I'm having trouble getting the right answer for a problem, I'm hoping that by posting my work someone can help me figure out where I've gone wrong.
A two-liter soft drink bottle can withstand a pressure of 5 atm. Half a cup [approximately 120 mL) of ethyl alcohol C2H5OH, (d= 0.789 g/mL) is poured into a soft drink bottle at room temperature. The bottle is then heated to 100 degrees C [3 sig figs], changing the liquid alcohol to a gas. Will the soft drink bottle withstand the pressure, or will it explode?
My work:
P= nRT/V
to find n:
.789 g/mL x 120 mL = 94.68 g = xmol x 46.08 g/mol
x= 2.055 mol
(2.055 mol x .08206 L x atm/mol x K x 373.15 K) / 2 L
= 31.46 atm
This number seems high to me. Am I setting up the problem correctly?
You have done it correctly, if the assumption that all of the ethyl alcohol vaporizes is valid. The way they worded the question, you cannot say for sure if they expect you to assume that it all evaporates. If it does, it is ok to use the ideal gas law, as you have done.

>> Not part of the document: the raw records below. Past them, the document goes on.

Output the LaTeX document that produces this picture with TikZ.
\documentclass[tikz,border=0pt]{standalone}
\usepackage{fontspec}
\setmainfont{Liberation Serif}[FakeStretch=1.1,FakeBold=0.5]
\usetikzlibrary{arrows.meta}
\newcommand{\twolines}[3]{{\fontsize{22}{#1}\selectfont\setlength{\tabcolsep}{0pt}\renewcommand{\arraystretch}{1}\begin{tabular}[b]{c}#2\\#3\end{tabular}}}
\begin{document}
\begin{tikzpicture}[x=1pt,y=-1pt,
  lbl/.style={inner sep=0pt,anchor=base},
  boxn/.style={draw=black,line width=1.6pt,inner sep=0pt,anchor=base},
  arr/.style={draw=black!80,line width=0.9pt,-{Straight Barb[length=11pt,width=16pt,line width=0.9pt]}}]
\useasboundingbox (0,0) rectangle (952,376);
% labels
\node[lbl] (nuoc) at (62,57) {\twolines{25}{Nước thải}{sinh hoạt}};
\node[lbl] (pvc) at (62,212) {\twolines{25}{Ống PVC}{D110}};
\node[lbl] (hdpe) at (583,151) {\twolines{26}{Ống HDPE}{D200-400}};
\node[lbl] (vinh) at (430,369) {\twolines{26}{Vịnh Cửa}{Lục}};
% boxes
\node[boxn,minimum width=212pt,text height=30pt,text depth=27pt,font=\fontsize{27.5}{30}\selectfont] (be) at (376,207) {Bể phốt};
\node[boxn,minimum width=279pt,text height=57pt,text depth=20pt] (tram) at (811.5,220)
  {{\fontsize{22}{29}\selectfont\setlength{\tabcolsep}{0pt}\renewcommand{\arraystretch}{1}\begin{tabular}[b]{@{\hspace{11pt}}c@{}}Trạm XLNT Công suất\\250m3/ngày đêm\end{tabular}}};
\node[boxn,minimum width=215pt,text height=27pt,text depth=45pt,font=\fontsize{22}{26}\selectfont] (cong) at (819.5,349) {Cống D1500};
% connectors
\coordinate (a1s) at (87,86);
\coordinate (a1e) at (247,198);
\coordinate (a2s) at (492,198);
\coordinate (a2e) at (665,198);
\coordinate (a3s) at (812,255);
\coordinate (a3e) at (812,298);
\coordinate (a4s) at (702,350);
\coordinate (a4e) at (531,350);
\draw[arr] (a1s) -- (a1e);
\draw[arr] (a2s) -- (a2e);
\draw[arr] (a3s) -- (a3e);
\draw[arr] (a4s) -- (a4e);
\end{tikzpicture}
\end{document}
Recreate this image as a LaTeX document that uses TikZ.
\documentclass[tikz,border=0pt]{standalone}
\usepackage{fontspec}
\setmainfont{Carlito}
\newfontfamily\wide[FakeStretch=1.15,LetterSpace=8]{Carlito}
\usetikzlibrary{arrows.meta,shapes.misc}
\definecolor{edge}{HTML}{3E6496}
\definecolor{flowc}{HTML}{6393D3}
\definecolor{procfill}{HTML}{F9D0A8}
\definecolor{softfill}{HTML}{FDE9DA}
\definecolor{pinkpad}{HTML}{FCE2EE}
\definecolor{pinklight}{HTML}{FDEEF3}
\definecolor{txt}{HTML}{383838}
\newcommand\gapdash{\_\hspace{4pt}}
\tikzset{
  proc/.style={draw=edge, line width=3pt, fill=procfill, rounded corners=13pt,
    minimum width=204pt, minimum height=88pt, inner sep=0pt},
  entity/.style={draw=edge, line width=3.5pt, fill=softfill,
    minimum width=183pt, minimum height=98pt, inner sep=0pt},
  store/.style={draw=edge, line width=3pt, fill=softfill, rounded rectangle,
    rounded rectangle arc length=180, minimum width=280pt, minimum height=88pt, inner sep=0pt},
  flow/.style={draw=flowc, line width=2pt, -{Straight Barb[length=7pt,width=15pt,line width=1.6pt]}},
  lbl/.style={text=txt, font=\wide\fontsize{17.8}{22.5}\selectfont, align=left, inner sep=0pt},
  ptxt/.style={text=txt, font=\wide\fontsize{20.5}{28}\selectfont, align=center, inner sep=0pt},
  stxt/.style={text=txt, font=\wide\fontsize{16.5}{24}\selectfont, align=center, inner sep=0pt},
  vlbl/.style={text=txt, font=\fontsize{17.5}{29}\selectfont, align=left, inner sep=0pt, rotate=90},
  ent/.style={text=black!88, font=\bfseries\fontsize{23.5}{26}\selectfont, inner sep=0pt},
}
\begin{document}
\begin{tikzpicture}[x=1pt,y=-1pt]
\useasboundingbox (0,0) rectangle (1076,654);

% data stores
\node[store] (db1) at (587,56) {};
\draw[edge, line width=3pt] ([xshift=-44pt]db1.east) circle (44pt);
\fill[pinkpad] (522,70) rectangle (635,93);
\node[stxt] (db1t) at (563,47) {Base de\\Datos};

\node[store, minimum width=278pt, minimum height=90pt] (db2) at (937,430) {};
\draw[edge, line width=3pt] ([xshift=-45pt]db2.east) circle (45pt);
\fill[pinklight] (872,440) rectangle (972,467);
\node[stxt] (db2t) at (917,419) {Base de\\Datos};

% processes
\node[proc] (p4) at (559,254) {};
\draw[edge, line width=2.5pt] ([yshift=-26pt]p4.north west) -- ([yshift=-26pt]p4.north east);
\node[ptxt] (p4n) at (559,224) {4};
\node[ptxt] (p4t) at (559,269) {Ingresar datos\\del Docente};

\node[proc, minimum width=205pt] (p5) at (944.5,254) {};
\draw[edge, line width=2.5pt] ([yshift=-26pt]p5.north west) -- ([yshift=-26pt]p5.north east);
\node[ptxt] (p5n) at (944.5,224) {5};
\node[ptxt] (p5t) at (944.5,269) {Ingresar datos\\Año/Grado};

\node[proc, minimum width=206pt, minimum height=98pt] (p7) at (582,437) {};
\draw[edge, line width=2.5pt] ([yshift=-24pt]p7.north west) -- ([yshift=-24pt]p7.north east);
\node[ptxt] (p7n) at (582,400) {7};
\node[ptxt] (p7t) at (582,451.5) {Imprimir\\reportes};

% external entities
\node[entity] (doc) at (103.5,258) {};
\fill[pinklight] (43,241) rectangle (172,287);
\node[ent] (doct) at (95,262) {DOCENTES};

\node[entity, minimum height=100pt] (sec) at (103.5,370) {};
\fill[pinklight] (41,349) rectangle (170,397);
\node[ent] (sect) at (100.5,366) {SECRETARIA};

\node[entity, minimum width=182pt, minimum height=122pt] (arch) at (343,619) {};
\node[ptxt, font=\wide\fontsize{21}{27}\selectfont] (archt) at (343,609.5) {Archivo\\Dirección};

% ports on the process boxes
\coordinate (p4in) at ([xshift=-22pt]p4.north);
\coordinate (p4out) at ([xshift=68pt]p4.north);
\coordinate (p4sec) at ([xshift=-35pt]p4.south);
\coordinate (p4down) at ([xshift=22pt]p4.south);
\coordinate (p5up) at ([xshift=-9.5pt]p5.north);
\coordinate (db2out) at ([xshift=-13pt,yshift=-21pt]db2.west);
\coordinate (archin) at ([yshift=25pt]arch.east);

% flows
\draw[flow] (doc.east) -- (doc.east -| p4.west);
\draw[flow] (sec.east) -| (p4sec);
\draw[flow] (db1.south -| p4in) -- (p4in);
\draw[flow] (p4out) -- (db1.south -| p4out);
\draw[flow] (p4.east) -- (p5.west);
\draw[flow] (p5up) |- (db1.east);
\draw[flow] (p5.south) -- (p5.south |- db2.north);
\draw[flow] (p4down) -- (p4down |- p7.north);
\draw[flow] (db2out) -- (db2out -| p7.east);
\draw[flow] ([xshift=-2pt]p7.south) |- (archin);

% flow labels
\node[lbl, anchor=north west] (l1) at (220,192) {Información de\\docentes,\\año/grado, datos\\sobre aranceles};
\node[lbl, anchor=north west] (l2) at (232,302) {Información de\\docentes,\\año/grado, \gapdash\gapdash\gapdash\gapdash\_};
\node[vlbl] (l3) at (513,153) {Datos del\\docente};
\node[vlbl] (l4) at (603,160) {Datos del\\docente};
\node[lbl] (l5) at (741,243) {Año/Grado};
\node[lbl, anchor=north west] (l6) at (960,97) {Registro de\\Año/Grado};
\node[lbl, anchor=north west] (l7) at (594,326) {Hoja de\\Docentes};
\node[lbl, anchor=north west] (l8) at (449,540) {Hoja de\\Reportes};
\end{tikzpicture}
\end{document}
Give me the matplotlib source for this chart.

However, you need to consider the vapor pressure of alcohol as a function of temperature to see if it can all evaporate. Extrapolating from vapor pressure data I can find, and using a log P = a + b/T fit, it is appears that the vapor pressure of C2H5OH is about 2 atm at 100 C. (It is 1 atm at 78.5 C.) This means that the vapor pressure in the bottle will rise to a temperature insufficient to break the bottle, and that most of the alcohol will remain in liquid form.